Not strictly true; this from SW guidelines...

*Voluntary Work*
A jobseeker who engages in voluntary work within the State may continue to be entitled to a jobseekers payment provided that, in engaging in the voluntary work, they continue to satisfy the statutory conditions of being available for and genuinely seeking work.
  Examples of voluntary work in which jobseekers may engage include 

helping the sick, elderly or persons with a disability
assisting youth clubs, church groups, sports groups, cultural organisations, local resident associations
The groups involved may be nationally organised groups or local voluntary or community groups.


----------



## picassoman (11 Feb 2010)

Sorry to add to your problems but its 196 now and not 200 !!!

But seriously...I was in the same boat last year....its tough but not the end of the world and Im still unemployeed. 

You may be back in a job before you know so take this time to do some things you did not have the chance to do recently...read some books, take up a hobby, get fit, go on holidays, research a new career....make a list of 5 things you would like to do and go from there....

But do have some structure to your day...dont stay in bed feeling sorry for yourself..get up early, shave, shower etc and have some structure.

Finally join a network group...helps to get out and meet people and might lead to a new job.


----------



## enoxy (11 Feb 2010)

Some really good FAS business related courses also available for unemployed middle/senior level people which won't affect your JB.
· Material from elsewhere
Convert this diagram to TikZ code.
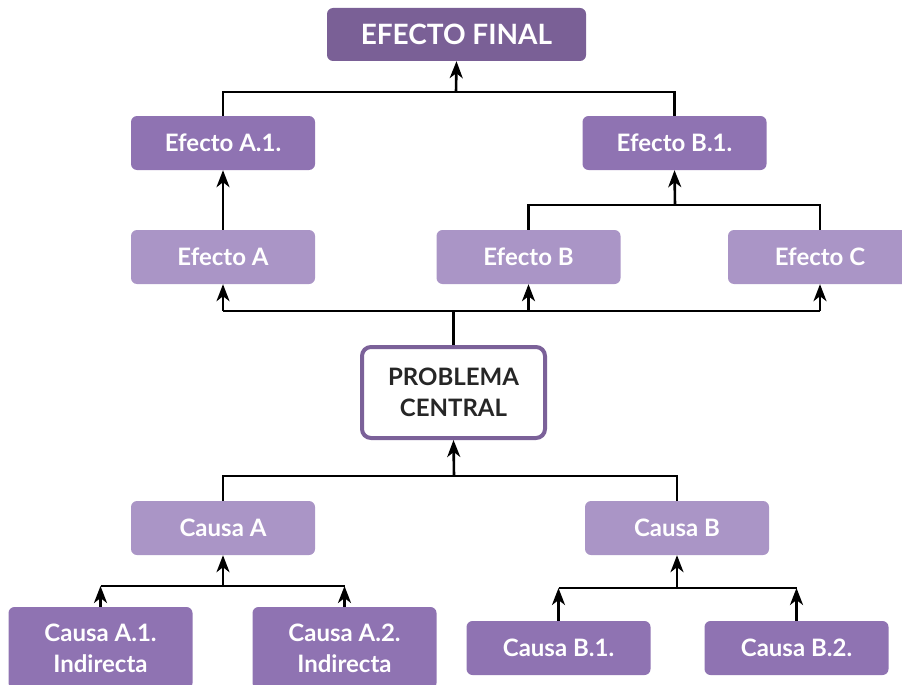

 I've done two of them since the summer and found them good not so much for the content but more for getting out of the house, meeting people and networking etc. Only have experience of dealing with FAS Loughlinstown but they should be able to put you on the right track.


----------



## zippitydooda (15 Feb 2010)

Thanks for the comments and a few laughs...too much Jeremy Kyle is bad karma !  Stupid dole office gave me an appointment for 9am on Fri morning - so went up there before I had to split to an interview...and they don't open til 9:30am...and then they don't answer the phones anymore either.  On top of that I've heard there's a wait of 7 weeks before they'll process your claim and get you some cash...even on JB!  And all I'm doing really is claiming back the years of tax I've paid to keep the top guys in nice shirts and chauffeurs....
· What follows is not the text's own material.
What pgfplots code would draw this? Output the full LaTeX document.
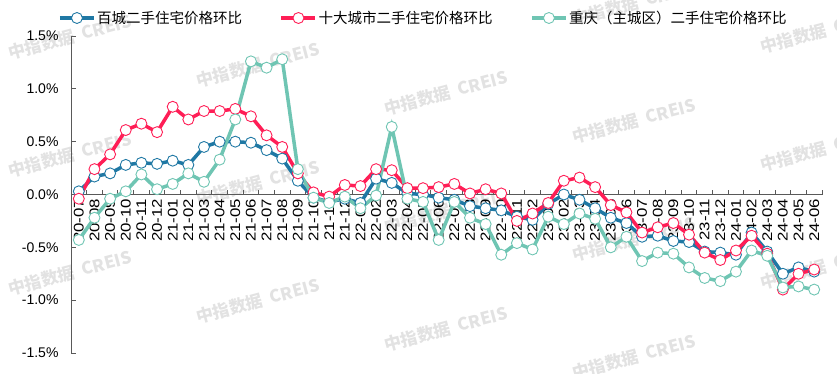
\documentclass[border=0pt]{standalone}
\usepackage{fontspec}
\setmainfont{Liberation Sans}
\newfontfamily\cjk{Noto Sans CJK SC}
\usepackage{graphicx}
\usepackage{pgfplots}
\usepackage{pgfplotstable}
\pgfplotsset{compat=1.18}
\definecolor{cBlue}{HTML}{1F78A4}
\definecolor{cRed}{HTML}{FF1E56}
\definecolor{cTeal}{HTML}{6FC5B3}
\definecolor{wm}{HTML}{E2E2E2}
\definecolor{axgray}{HTML}{595959}
\newcommand{\xl}[1]{\scalebox{1.2}[1]{#1}}
\pgfplotstableread{
i b r t
0 0.03 -0.04 -0.43
1 0.17 0.24 -0.22
2 0.20 0.38 -0.04
3 0.28 0.61 0.03
4 0.30 0.67 0.19
5 0.29 0.59 0.05
6 0.32 0.83 0.10
7 0.28 0.71 0.20
8 0.45 0.79 0.12
9 0.50 0.79 0.33
10 0.50 0.81 0.71
11 0.49 0.74 1.26
12 0.42 0.56 1.20
13 0.34 0.45 1.28
14 0.13 0.20 0.24
15 -0.03 0.02 -0.03
16 -0.07 -0.02 -0.08
17 -0.04 0.09 -0.02
18 -0.08 0.08 -0.13
19 0.15 0.24 -0.01
20 0.11 0.23 0.64
21 0.01 0.06 -0.04
22 0.00 0.06 -0.07
23 -0.03 0.07 -0.43
24 -0.05 0.10 -0.07
25 -0.11 0.01 -0.22
26 -0.13 0.05 -0.28
27 -0.15 0.01 -0.57
28 -0.21 -0.25 -0.46
29 -0.24 -0.18 -0.52
30 -0.09 -0.08 -0.21
31 0.00 0.13 -0.28
32 -0.05 0.16 -0.18
33 -0.13 0.07 -0.23
34 -0.22 -0.10 -0.50
35 -0.27 -0.17 -0.40
36 -0.40 -0.36 -0.63
37 -0.39 -0.31 -0.55
38 -0.44 -0.27 -0.56
39 -0.45 -0.38 -0.69
40 -0.54 -0.55 -0.79
41 -0.55 -0.62 -0.82
42 -0.57 -0.53 -0.73
43 -0.36 -0.39 -0.53
44 -0.54 -0.56 -0.58
45 -0.75 -0.90 -0.88
46 -0.69 -0.75 -0.87
47 -0.73 -0.71 -0.90
}\data
\begin{document}
\begin{tikzpicture}
\useasboundingbox (-71bp,-21bp) rectangle (766bp,353bp);
\tikzset{wmk/.style={rotate=15, text=wm, font=\cjk\bfseries\fontsize{17bp}{17bp}\selectfont, inner sep=0pt}}
\foreach \x/\y in {-1/316, -1/198, -1/80, 187/288, 187/170, 187/52, 375/260, 375/142, 375/24, 563/350, 563/232, 563/114, 563/-4, 751/322, 751/204, 751/86}{
  \node[wmk] at (\x bp,\y bp) {中指数据\ \ CREIS};
}
\begin{axis}[
  scale only axis,
  width=751bp, height=317bp,
  xmin=-0.5, xmax=47.5,
  ymin=-1.5, ymax=1.5,
  axis x line=middle,
  axis y line=left,
  axis line style={-, draw=axgray, line width=0.9bp},
  clip=false,
  xtick={0,...,47},
  xticklabels={\xl{20-07},\xl{20-08},\xl{20-09},\xl{20-10},\xl{20-11},\xl{20-12},\xl{21-01},\xl{21-02},\xl{21-03},\xl{21-04},\xl{21-05},\xl{21-06},\xl{21-07},\xl{21-08},\xl{21-09},\xl{21-10},\xl{21-11},\xl{21-12},\xl{22-01},\xl{22-02},\xl{22-03},\xl{22-04},\xl{22-05},\xl{22-06},\xl{22-07},\xl{22-08},\xl{22-09},\xl{22-10},\xl{22-11},\xl{22-12},\xl{23-01},\xl{23-02},\xl{23-03},\xl{23-04},\xl{23-05},\xl{23-06},\xl{23-07},\xl{23-08},\xl{23-09},\xl{23-10},\xl{23-11},\xl{23-12},\xl{24-01},\xl{24-02},\xl{24-03},\xl{24-04},\xl{24-05},\xl{24-06}},
  major x tick style={draw=none},
  minor xtick={-0.5,0.5,...,47.5},
  minor x tick style={draw=axgray, line width=0.9bp, yshift=2.2bp},
  minor tick length=4.5bp,
  xticklabel style={rotate=90, anchor=east, inner sep=2bp, font=\fontsize{14bp}{16bp}\selectfont},
  ytick={-1.5,-1,-0.5,0,0.5,1,1.5},
  yticklabels={-1.5\%,-1.0\%,-0.5\%,0.0\%,0.5\%,1.0\%,1.5\%},
  ytick align=inside,
  major tick length=4.5bp,
  y tick style={draw=axgray, line width=0.9bp},
  yticklabel style={font=\fontsize{14bp}{16bp}\selectfont, xshift=-9bp},
  legend style={at={(axis description cs:0,1)}, anchor=west, xshift=-13bp, yshift=18bp,
    draw=none, fill=none, inner sep=0pt,
    font=\cjk\fontsize{14.5bp}{16bp}\selectfont,
    nodes={inner sep=1.5bp},
    /tikz/every even column/.append style={column sep=36bp}},
  legend columns=3,
  legend cell align=left,
  legend image code/.code={\draw[#1,mark repeat=2,mark phase=2] plot coordinates {(0bp,0bp) (17bp,0bp) (34bp,0bp)};},
]
\addplot[cBlue, line width=3.5bp, mark=*, mark size=5.5bp, mark options={fill=white, draw=cBlue, line width=0.9bp, solid}] table[x=i,y=b]{\data};
\addlegendentry{百城二手住宅价格环比}
\addplot[cRed, line width=3.5bp, mark=*, mark size=5.5bp, mark options={fill=white, draw=cRed, line width=0.9bp, solid}] table[x=i,y=r]{\data};
\addlegendentry{十大城市二手住宅价格环比}
\addplot[cTeal, line width=3.5bp, mark=*, mark size=5.5bp, mark options={fill=white, draw=cTeal, line width=0.9bp, solid}] table[x=i,y=t]{\data};
\addlegendentry{重庆（主城区）二手住宅价格环比}
\end{axis}
\end{tikzpicture}
\end{document}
I'll keep motoring on...I've signed up with the Enterprise Board for some courses so hopefully that'll keep me sane.. for the moment


----------



## Mopsy (15 Feb 2010)

I was made redundant in December. I still get up at the same time every morning which is 7.30...some mornings might go to 8.30. I get an hour of a walk in a local wood which is fantastic, and sets me up for the day! I have been involved in voluntary work for a long time, even when working. Community projects are the best with say, Tidy Towns, Local soccer clubs, youth theatre and that is good to keep connected!

Routine is everything... and keep an eye on the FAS website. I have applied for a few jobs there.

Just looking at the news while posting a reply....the English couple who won 65m in the Euromillions......bet they are not job seeking! Good luck to them!!!


----------